▸ **Task description**
From the line that contains "Write the Altair code for this chart." through the closing line of the entries, write out each line exactly; pictures stay out.

▸ **Exercise materials**
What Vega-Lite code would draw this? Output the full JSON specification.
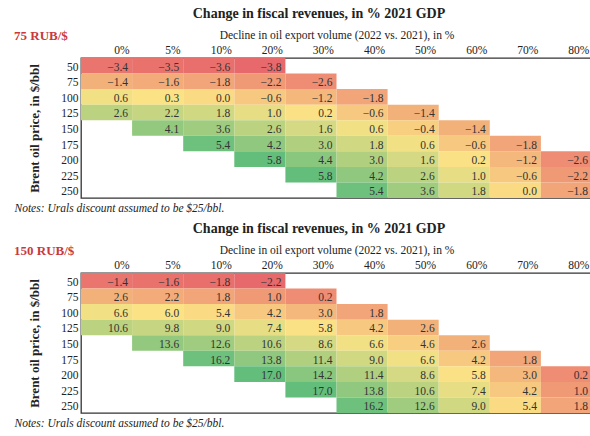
{
  "$schema": "https://vega.github.io/schema/vega-lite/v6.json",
  "padding": {"left": 13, "top": 7, "right": 0, "bottom": 0},
  "background": "white",
  "config": {
    "view": {"stroke": "#333", "strokeWidth": 1.3},
    "font": "Liberation Serif",
    "concat": {"spacing": 7}
  },
  "datasets": {
    "t75": [
      {"price": "50", "decline": "0%", "value": -3.4}, {"price": "50", "decline": "5%", "value": -3.5}, {"price": "50", "decline": "10%", "value": -3.6}, {"price": "50", "decline": "20%", "value": -3.8},
      {"price": "75", "decline": "0%", "value": -1.4}, {"price": "75", "decline": "5%", "value": -1.6}, {"price": "75", "decline": "10%", "value": -1.8}, {"price": "75", "decline": "20%", "value": -2.2}, {"price": "75", "decline": "30%", "value": -2.6},
      {"price": "100", "decline": "0%", "value": 0.6}, {"price": "100", "decline": "5%", "value": 0.3}, {"price": "100", "decline": "10%", "value": 0.0}, {"price": "100", "decline": "20%", "value": -0.6}, {"price": "100", "decline": "30%", "value": -1.2}, {"price": "100", "decline": "40%", "value": -1.8},
      {"price": "125", "decline": "0%", "value": 2.6}, {"price": "125", "decline": "5%", "value": 2.2}, {"price": "125", "decline": "10%", "value": 1.8}, {"price": "125", "decline": "20%", "value": 1.0}, {"price": "125", "decline": "30%", "value": 0.2}, {"price": "125", "decline": "40%", "value": -0.6}, {"price": "125", "decline": "50%", "value": -1.4},
      {"price": "150", "decline": "5%", "value": 4.1}, {"price": "150", "decline": "10%", "value": 3.6}, {"price": "150", "decline": "20%", "value": 2.6}, {"price": "150", "decline": "30%", "value": 1.6}, {"price": "150", "decline": "40%", "value": 0.6}, {"price": "150", "decline": "50%", "value": -0.4}, {"price": "150", "decline": "60%", "value": -1.4},
      {"price": "175", "decline": "10%", "value": 5.4}, {"price": "175", "decline": "20%", "value": 4.2}, {"price": "175", "decline": "30%", "value": 3.0}, {"price": "175", "decline": "40%", "value": 1.8}, {"price": "175", "decline": "50%", "value": 0.6}, {"price": "175", "decline": "60%", "value": -0.6}, {"price": "175", "decline": "70%", "value": -1.8},
      {"price": "200", "decline": "20%", "value": 5.8}, {"price": "200", "decline": "30%", "value": 4.4}, {"price": "200", "decline": "40%", "value": 3.0}, {"price": "200", "decline": "50%", "value": 1.6}, {"price": "200", "decline": "60%", "value": 0.2}, {"price": "200", "decline": "70%", "value": -1.2}, {"price": "200", "decline": "80%", "value": -2.6},
      {"price": "225", "decline": "30%", "value": 5.8}, {"price": "225", "decline": "40%", "value": 4.2}, {"price": "225", "decline": "50%", "value": 2.6}, {"price": "225", "decline": "60%", "value": 1.0}, {"price": "225", "decline": "70%", "value": -0.6}, {"price": "225", "decline": "80%", "value": -2.2},
      {"price": "250", "decline": "40%", "value": 5.4}, {"price": "250", "decline": "50%", "value": 3.6}, {"price": "250", "decline": "60%", "value": 1.8}, {"price": "250", "decline": "70%", "value": 0.0}, {"price": "250", "decline": "80%", "value": -1.8}
    ],
    "t150": [
      {"price": "50", "decline": "0%", "value": -1.4}, {"price": "50", "decline": "5%", "value": -1.6}, {"price": "50", "decline": "10%", "value": -1.8}, {"price": "50", "decline": "20%", "value": -2.2},
      {"price": "75", "decline": "0%", "value": 2.6}, {"price": "75", "decline": "5%", "value": 2.2}, {"price": "75", "decline": "10%", "value": 1.8}, {"price": "75", "decline": "20%", "value": 1.0}, {"price": "75", "decline": "30%", "value": 0.2},
      {"price": "100", "decline": "0%", "value": 6.6}, {"price": "100", "decline": "5%", "value": 6.0}, {"price": "100", "decline": "10%", "value": 5.4}, {"price": "100", "decline": "20%", "value": 4.2}, {"price": "100", "decline": "30%", "value": 3.0}, {"price": "100", "decline": "40%", "value": 1.8},
      {"price": "125", "decline": "0%", "value": 10.6}, {"price": "125", "decline": "5%", "value": 9.8}, {"price": "125", "decline": "10%", "value": 9.0}, {"price": "125", "decline": "20%", "value": 7.4}, {"price": "125", "decline": "30%", "value": 5.8}, {"price": "125", "decline": "40%", "value": 4.2}, {"price": "125", "decline": "50%", "value": 2.6},
      {"price": "150", "decline": "5%", "value": 13.6}, {"price": "150", "decline": "10%", "value": 12.6}, {"price": "150", "decline": "20%", "value": 10.6}, {"price": "150", "decline": "30%", "value": 8.6}, {"price": "150", "decline": "40%", "value": 6.6}, {"price": "150", "decline": "50%", "value": 4.6}, {"price": "150", "decline": "60%", "value": 2.6},
      {"price": "175", "decline": "10%", "value": 16.2}, {"price": "175", "decline": "20%", "value": 13.8}, {"price": "175", "decline": "30%", "value": 11.4}, {"price": "175", "decline": "40%", "value": 9.0}, {"price": "175", "decline": "50%", "value": 6.6}, {"price": "175", "decline": "60%", "value": 4.2}, {"price": "175", "decline": "70%", "value": 1.8},
      {"price": "200", "decline": "20%", "value": 17.0}, {"price": "200", "decline": "30%", "value": 14.2}, {"price": "200", "decline": "40%", "value": 11.4}, {"price": "200", "decline": "50%", "value": 8.6}, {"price": "200", "decline": "60%", "value": 5.8}, {"price": "200", "decline": "70%", "value": 3.0}, {"price": "200", "decline": "80%", "value": 0.2},
      {"price": "225", "decline": "30%", "value": 17.0}, {"price": "225", "decline": "40%", "value": 13.8}, {"price": "225", "decline": "50%", "value": 10.6}, {"price": "225", "decline": "60%", "value": 7.4}, {"price": "225", "decline": "70%", "value": 4.2}, {"price": "225", "decline": "80%", "value": 1.0},
      {"price": "250", "decline": "40%", "value": 16.2}, {"price": "250", "decline": "50%", "value": 12.6}, {"price": "250", "decline": "60%", "value": 9.0}, {"price": "250", "decline": "70%", "value": 5.4}, {"price": "250", "decline": "80%", "value": 1.8}
    ]
  },
  "resolve": {"scale": {"color": "independent"}},
  "vconcat": [
    {
      "title": {"text": "Change in fiscal revenues, in % 2021 GDP", "fontSize": 14, "fontWeight": "bold", "color": "#222", "anchor": "middle", "frame": "bounds", "dx": 16, "offset": 7},
      "vconcat": [
        {
          "width": 511,
          "height": 140,
          "title": {"text": "75 RUB/$", "fontSize": 13, "fontWeight": "bold", "color": "#c9393c", "anchor": "start", "frame": "bounds", "offset": -14},
          "data": {"name": "t75"},
          "resolve": {"axis": {"x": "independent"}},
          "encoding": {
            "y": {"field": "price", "type": "ordinal", "sort": ["50", "75", "100", "125", "150", "175", "200", "225", "250"], "scale": {"paddingInner": 0, "paddingOuter": 0},
              "axis": {"orient": "left", "title": "Brent oil price, in $/bbl", "titleFontWeight": "bold", "titleFontSize": 13, "titleColor": "#222", "titlePadding": 19, "labelFontSize": 11.5, "labelColor": "#222", "labelPadding": 3, "labelOffset": 2, "ticks": false, "domain": false}}
          },
          "layer": [
            {
              "mark": {"type": "rect"},
              "encoding": {
                "x": {"field": "decline", "type": "ordinal", "sort": ["0%", "5%", "10%", "20%", "30%", "40%", "50%", "60%", "70%", "80%"], "scale": {"paddingInner": 0, "paddingOuter": 0},
                  "axis": {"orient": "top", "title": "Decline in oil export volume (2022 vs. 2021), in %", "titleFontWeight": "normal", "titleFontSize": 11.5, "titleColor": "#222", "titlePadding": 4, "labelAngle": 0, "labelAlign": "right", "labelOffset": 23, "labelFontSize": 11.5, "labelColor": "#222", "labelPadding": 3, "ticks": false, "domain": false}},
                "color": {"field": "value", "type": "quantitative", "scale": {"domain": [-3.8, 0.25, 5.8], "range": ["#e8696b", "#fbe285", "#63be7b"], "interpolate": "rgb"}, "legend": null}
              }
            },
            {
              "mark": {"type": "text", "align": "right", "dx": -4, "dy": 2, "fontSize": 11.5, "color": "#333"},
              "encoding": {
                "x": {"field": "decline", "type": "ordinal", "bandPosition": 1, "sort": ["0%", "5%", "10%", "20%", "30%", "40%", "50%", "60%", "70%", "80%"],
                  "axis": {"orient": "bottom", "title": "Notes: Urals discount assumed to be $25/bbl.", "titleFontStyle": "italic", "titleFontWeight": "normal", "titleFontSize": 11.5, "titleColor": "#222", "titleAnchor": "start", "titleAlign": "left", "titleBaseline": "middle", "titleX": -67, "titleY": 10, "labels": false, "ticks": false, "domain": false}},
                "text": {"field": "value", "type": "quantitative", "format": ".1f"}
              }
            }
          ]
        }
      ]
    },
    {
      "title": {"text": "Change in fiscal revenues, in % 2021 GDP", "fontSize": 14, "fontWeight": "bold", "color": "#222", "anchor": "middle", "frame": "bounds", "dx": 16, "offset": 7},
      "vconcat": [
        {
          "width": 511,
          "height": 140,
          "title": {"text": "150 RUB/$", "fontSize": 13, "fontWeight": "bold", "color": "#c9393c", "anchor": "start", "frame": "bounds", "offset": -14},
          "data": {"name": "t150"},
          "resolve": {"axis": {"x": "independent"}},
          "encoding": {
            "y": {"field": "price", "type": "ordinal", "sort": ["50", "75", "100", "125", "150", "175", "200", "225", "250"], "scale": {"paddingInner": 0, "paddingOuter": 0},
              "axis": {"orient": "left", "title": "Brent oil price, in $/bbl", "titleFontWeight": "bold", "titleFontSize": 13, "titleColor": "#222", "titlePadding": 19, "labelFontSize": 11.5, "labelColor": "#222", "labelPadding": 3, "labelOffset": 2, "ticks": false, "domain": false}}
          },
          "layer": [
            {
              "mark": {"type": "rect"},
              "encoding": {
                "x": {"field": "decline", "type": "ordinal", "sort": ["0%", "5%", "10%", "20%", "30%", "40%", "50%", "60%", "70%", "80%"], "scale": {"paddingInner": 0, "paddingOuter": 0},
                  "axis": {"orient": "top", "title": "Decline in oil export volume (2022 vs. 2021), in %", "titleFontWeight": "normal", "titleFontSize": 11.5, "titleColor": "#222", "titlePadding": 4, "labelAngle": 0, "labelAlign": "right", "labelOffset": 23, "labelFontSize": 11.5, "labelColor": "#222", "labelPadding": 3, "ticks": false, "domain": false}},
                "color": {"field": "value", "type": "quantitative", "scale": {"domain": [-2.2, 5.9, 17.0], "range": ["#e8696b", "#fbe285", "#63be7b"], "interpolate": "rgb"}, "legend": null}
              }
            },
            {
              "mark": {"type": "text", "align": "right", "dx": -4, "dy": 2, "fontSize": 11.5, "color": "#333"},
              "encoding": {
                "x": {"field": "decline", "type": "ordinal", "bandPosition": 1, "sort": ["0%", "5%", "10%", "20%", "30%", "40%", "50%", "60%", "70%", "80%"],
                  "axis": {"orient": "bottom", "title": "Notes: Urals discount assumed to be $25/bbl.", "titleFontStyle": "italic", "titleFontWeight": "normal", "titleFontSize": 11.5, "titleColor": "#222", "titleAnchor": "start", "titleAlign": "left", "titleBaseline": "middle", "titleX": -67, "titleY": 10, "labels": false, "ticks": false, "domain": false}},
                "text": {"field": "value", "type": "quantitative", "format": ".1f"}
              }
            }
          ]
        }
      ]
    }
  ]
}
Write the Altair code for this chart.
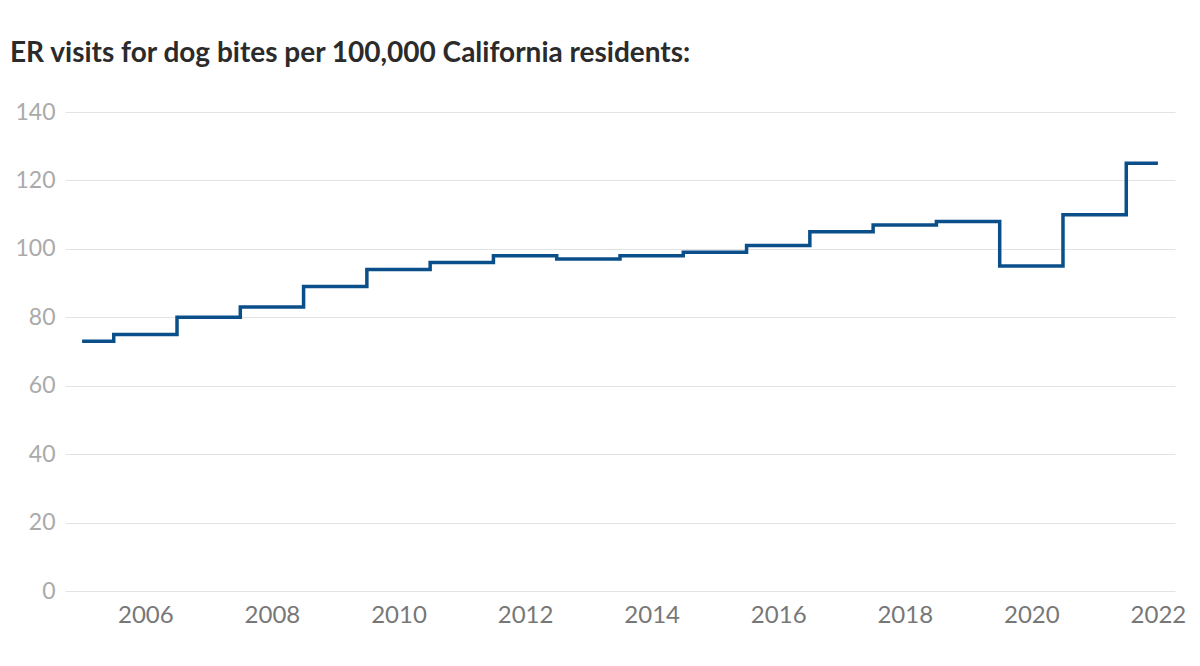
import altair as alt
import pandas as pd

years = list(range(2005, 2023))
visits = [73, 75, 80, 83, 89, 94, 96, 98, 97, 98, 99, 101, 105, 107, 108, 95, 110, 125]

df = pd.DataFrame({"year": years, "visits": visits})

chart = (
    alt.Chart(df)
    .mark_line(interpolate="step", color="#0b4f8a", strokeWidth=3.5)
    .encode(
        x=alt.X(
            "year:Q",
            title=None,
            scale=alt.Scale(domain=[2004.73, 2022.27], nice=False, zero=False),
            axis=alt.Axis(values=list(range(2006, 2023, 2)), format="d", grid=False,
                          domain=False, ticks=False, labelFontSize=24,
                          labelColor="#777777", labelPadding=12, labelFont="Lato"),
        ),
        y=alt.Y(
            "visits:Q",
            title=None,
            scale=alt.Scale(domain=[0, 140]),
            axis=alt.Axis(values=list(range(0, 141, 20)), domain=False, ticks=False,
                          gridColor="#e3e3e3", labelFontSize=23, labelColor="#aaaaaa",
                          labelPadding=10, labelFont="Lato"),
        ),
    )
    .properties(
        width=1110,
        height=479,
        autosize=alt.AutoSizeParams(type="none"),
        padding={"left": 57, "top": 104, "right": 17, "bottom": 60},
        title=alt.TitleParams(
            "ER visits for dog bites per 100,000 California residents:",
            anchor="start", frame="group", dx=-55, offset=33,
            fontSize=28, font="Lato", fontWeight="bold", color="#2b2b2b",
        ),
    )
    .configure_view(stroke=None)
)

chart.save("out.html", embed_options={"renderer": "svg", "actions": False})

▸ **Output for this task**
Write the Altair code for this chart.
import altair as alt
import pandas as pd

years = list(range(2005, 2023))
visits = [73, 75, 80, 83, 89, 94, 96, 98, 97, 98, 99, 101, 105, 107, 108, 95, 110, 125]

df = pd.DataFrame({"year": years, "visits": visits})

chart = (
    alt.Chart(df)
    .mark_line(interpolate="step", color="#0b4f8a", strokeWidth=3.5)
    .encode(
        x=alt.X(
            "year:Q",
            title=None,
            scale=alt.Scale(domain=[2004.73, 2022.27], nice=False, zero=False),
            axis=alt.Axis(values=list(range(2006, 2023, 2)), format="d", grid=False,
                          domain=False, ticks=False, labelFontSize=24,
                          labelColor="#777777", labelPadding=12, labelFont="Lato"),
        ),
        y=alt.Y(
            "visits:Q",
            title=None,
            scale=alt.Scale(domain=[0, 140]),
            axis=alt.Axis(values=list(range(0, 141, 20)), domain=False, ticks=False,
                          gridColor="#e3e3e3", labelFontSize=23, labelColor="#aaaaaa",
                          labelPadding=10, labelFont="Lato"),
        ),
    )
    .properties(
        width=1110,
        height=479,
        autosize=alt.AutoSizeParams(type="none"),
        padding={"left": 57, "top": 104, "right": 17, "bottom": 60},
        title=alt.TitleParams(
            "ER visits for dog bites per 100,000 California residents:",
            anchor="start", frame="group", dx=-55, offset=33,
            fontSize=28, font="Lato", fontWeight="bold", color="#2b2b2b",
        ),
    )
    .configure_view(stroke=None)
)

chart.save("out.html", embed_options={"renderer": "svg", "actions": False})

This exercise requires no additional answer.